■ What needs to be done ■
Set the lines down again exactly, first line through the line that contains "ax = fig.add_axes([0.1309, 0.1227, 0.7853, 0.8451])", with no pictures.

--- Start Supplied material ---

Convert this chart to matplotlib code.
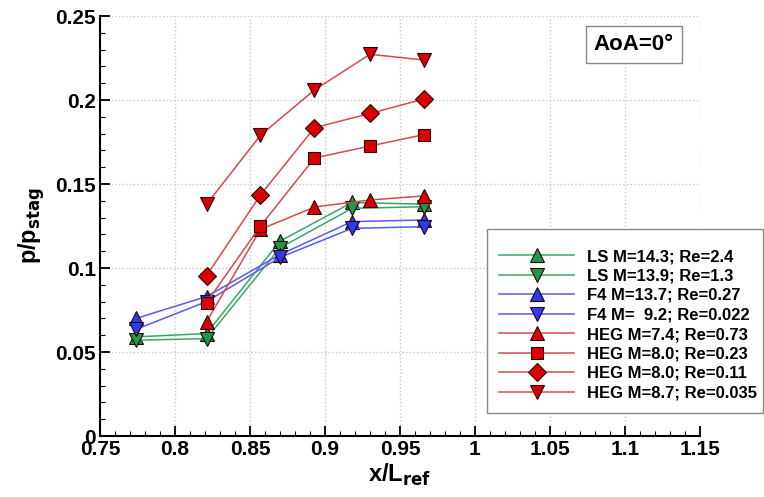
import matplotlib
matplotlib.use('Agg')
import matplotlib.pyplot as plt
from matplotlib.patches import Rectangle
from matplotlib.ticker import MultipleLocator

plt.rcParams['font.family'] = ['Liberation Sans', 'DejaVu Sans']
plt.rcParams['font.weight'] = 'bold'

# measurement positions
x_heg = [0.821, 0.857, 0.893, 0.930, 0.966]
x_other = [0.774, 0.821, 0.870, 0.918, 0.966]

# p/p_stag for each run
ls_143 = [0.059, 0.061, 0.116, 0.139, 0.138]
ls_139 = [0.057, 0.058, 0.112, 0.1355, 0.1365]
f4_137 = [0.070, 0.083, 0.108, 0.1276, 0.1286]
f4_92 = [0.0635, 0.080, 0.1063, 0.1236, 0.1246]
heg_74 = [0.068, 0.123, 0.1363, 0.1405, 0.1429]
heg_80a = [0.0794, 0.125, 0.1655, 0.1726, 0.1794]
heg_80b = [0.0954, 0.1435, 0.1835, 0.192, 0.2006]
heg_87 = [0.1379, 0.179, 0.206, 0.2272, 0.2238]

labels = ['LS M=14.3; Re=2.4', 'LS M=13.9; Re=1.3', 'F4 M=13.7; Re=0.27',
          'F4 M=  9.2; Re=0.022', 'HEG M=7.4; Re=0.73', 'HEG M=8.0; Re=0.23',
          'HEG M=8.0; Re=0.11', 'HEG M=8.7; Re=0.035']

green_line, green_fill = '#3aa66a', '#1e9a4c'
blue_line, blue_fill = '#5a5aee', '#2a3cf0'
red_line, red_fill = '#d84a4a', '#d80000'

series = [
    (x_other, ls_143, green_line, green_fill, '^'),
    (x_other, ls_139, green_line, green_fill, 'v'),
    (x_other, f4_137, blue_line, blue_fill, '^'),
    (x_other, f4_92, blue_line, blue_fill, 'v'),
    (x_heg, heg_74, red_line, red_fill, '^'),
    (x_heg, heg_80a, red_line, red_fill, 's'),
    (x_heg, heg_80b, red_line, red_fill, 'D'),
    (x_heg, heg_87, red_line, red_fill, 'v'),
]

fig = plt.figure(figsize=(7.64, 4.97), dpi=100)
ax = fig.add_axes([0.1309, 0.1227, 0.7853, 0.8451])

handles = []
for (xs, ys, lc, fc, mk), lab in zip(series, labels):
    ms = 9 if mk in ('s', 'D') else 10.5
    h, = ax.plot(xs, ys, color=lc, linewidth=1.1, marker=mk, markersize=ms,
                 markerfacecolor=fc, markeredgecolor='#300000', markeredgewidth=0.8,
                 label=lab)
    handles.append(h)

ax.set_xlim(0.75, 1.15)
ax.set_ylim(0, 0.25)
ax.xaxis.set_minor_locator(MultipleLocator(0.01))
ax.yaxis.set_minor_locator(MultipleLocator(0.01))
ax.set_xticks([0.75, 0.8, 0.85, 0.9, 0.95, 1.0, 1.05, 1.1, 1.15])
ax.set_xticklabels(['0.75', '0.8', '0.85', '0.9', '0.95', '1', '1.05', '1.1', '1.15'])
ax.set_yticks([0, 0.05, 0.1, 0.15, 0.2, 0.25])
ax.set_yticklabels(['0', '0.05', '0.1', '0.15', '0.2', '0.25'])

ax.tick_params(which='major', direction='in', length=7, width=1.3, labelsize=15, pad=3)
ax.tick_params(which='minor', direction='in', length=3.5, width=0.8)
ax.spines['top'].set_visible(False)
ax.spines['right'].set_visible(False)
ax.spines['left'].set_linewidth(1.5)
ax.spines['bottom'].set_linewidth(1.5)
ax.grid(True, which='major', color='#c8c8c8', linestyle=':', linewidth=1)
ax.set_axisbelow(True)

ax.set_xlabel(r'x/L$_{\mathbf{ref}}$', fontsize=17, fontweight='bold', labelpad=2)
ax.set_ylabel(r'p/p$_{\mathbf{stag}}$', fontsize=17, fontweight='bold', labelpad=6)

ax.text(0.89, 0.932, 'AoA=0°', transform=ax.transAxes, fontsize=16, fontweight='bold',
        ha='center', va='center',
        bbox=dict(boxstyle='square,pad=0.35', facecolor='white', edgecolor='#888888', linewidth=1))

# legend frame drawn separately so the padding matches the original box
fig.patches.append(Rectangle((487 / 764, 1 - 413 / 497), 276 / 764, 184 / 497,
                             transform=fig.transFigure, facecolor='white',
                             edgecolor='#888888', linewidth=1, zorder=3))
leg = fig.legend(handles=handles, loc='upper left', bbox_to_anchor=(499 / 764, 1 - 249 / 497),
                 fontsize=12, handlelength=4.5, frameon=False, borderpad=0,
                 borderaxespad=0, labelspacing=0.27, handletextpad=0.8)
leg.set_zorder(4)
for t in leg.get_texts():
    t.set_fontweight('bold')

fig.savefig('out.png', dpi=100)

--- End Supplied material ---

■ Problem solution ■
Convert this chart to matplotlib code.
import matplotlib
matplotlib.use('Agg')
import matplotlib.pyplot as plt
from matplotlib.patches import Rectangle
from matplotlib.ticker import MultipleLocator

plt.rcParams['font.family'] = ['Liberation Sans', 'DejaVu Sans']
plt.rcParams['font.weight'] = 'bold'

# measurement positions
x_heg = [0.821, 0.857, 0.893, 0.930, 0.966]
x_other = [0.774, 0.821, 0.870, 0.918, 0.966]

# p/p_stag for each run
ls_143 = [0.059, 0.061, 0.116, 0.139, 0.138]
ls_139 = [0.057, 0.058, 0.112, 0.1355, 0.1365]
f4_137 = [0.070, 0.083, 0.108, 0.1276, 0.1286]
f4_92 = [0.0635, 0.080, 0.1063, 0.1236, 0.1246]
heg_74 = [0.068, 0.123, 0.1363, 0.1405, 0.1429]
heg_80a = [0.0794, 0.125, 0.1655, 0.1726, 0.1794]
heg_80b = [0.0954, 0.1435, 0.1835, 0.192, 0.2006]
heg_87 = [0.1379, 0.179, 0.206, 0.2272, 0.2238]

labels = ['LS M=14.3; Re=2.4', 'LS M=13.9; Re=1.3', 'F4 M=13.7; Re=0.27',
          'F4 M=  9.2; Re=0.022', 'HEG M=7.4; Re=0.73', 'HEG M=8.0; Re=0.23',
          'HEG M=8.0; Re=0.11', 'HEG M=8.7; Re=0.035']

green_line, green_fill = '#3aa66a', '#1e9a4c'
blue_line, blue_fill = '#5a5aee', '#2a3cf0'
red_line, red_fill = '#d84a4a', '#d80000'

series = [
    (x_other, ls_143, green_line, green_fill, '^'),
    (x_other, ls_139, green_line, green_fill, 'v'),
    (x_other, f4_137, blue_line, blue_fill, '^'),
    (x_other, f4_92, blue_line, blue_fill, 'v'),
    (x_heg, heg_74, red_line, red_fill, '^'),
    (x_heg, heg_80a, red_line, red_fill, 's'),
    (x_heg, heg_80b, red_line, red_fill, 'D'),
    (x_heg, heg_87, red_line, red_fill, 'v'),
]

fig = plt.figure(figsize=(7.64, 4.97), dpi=100)
ax = fig.add_axes([0.1309, 0.1227, 0.7853, 0.8451])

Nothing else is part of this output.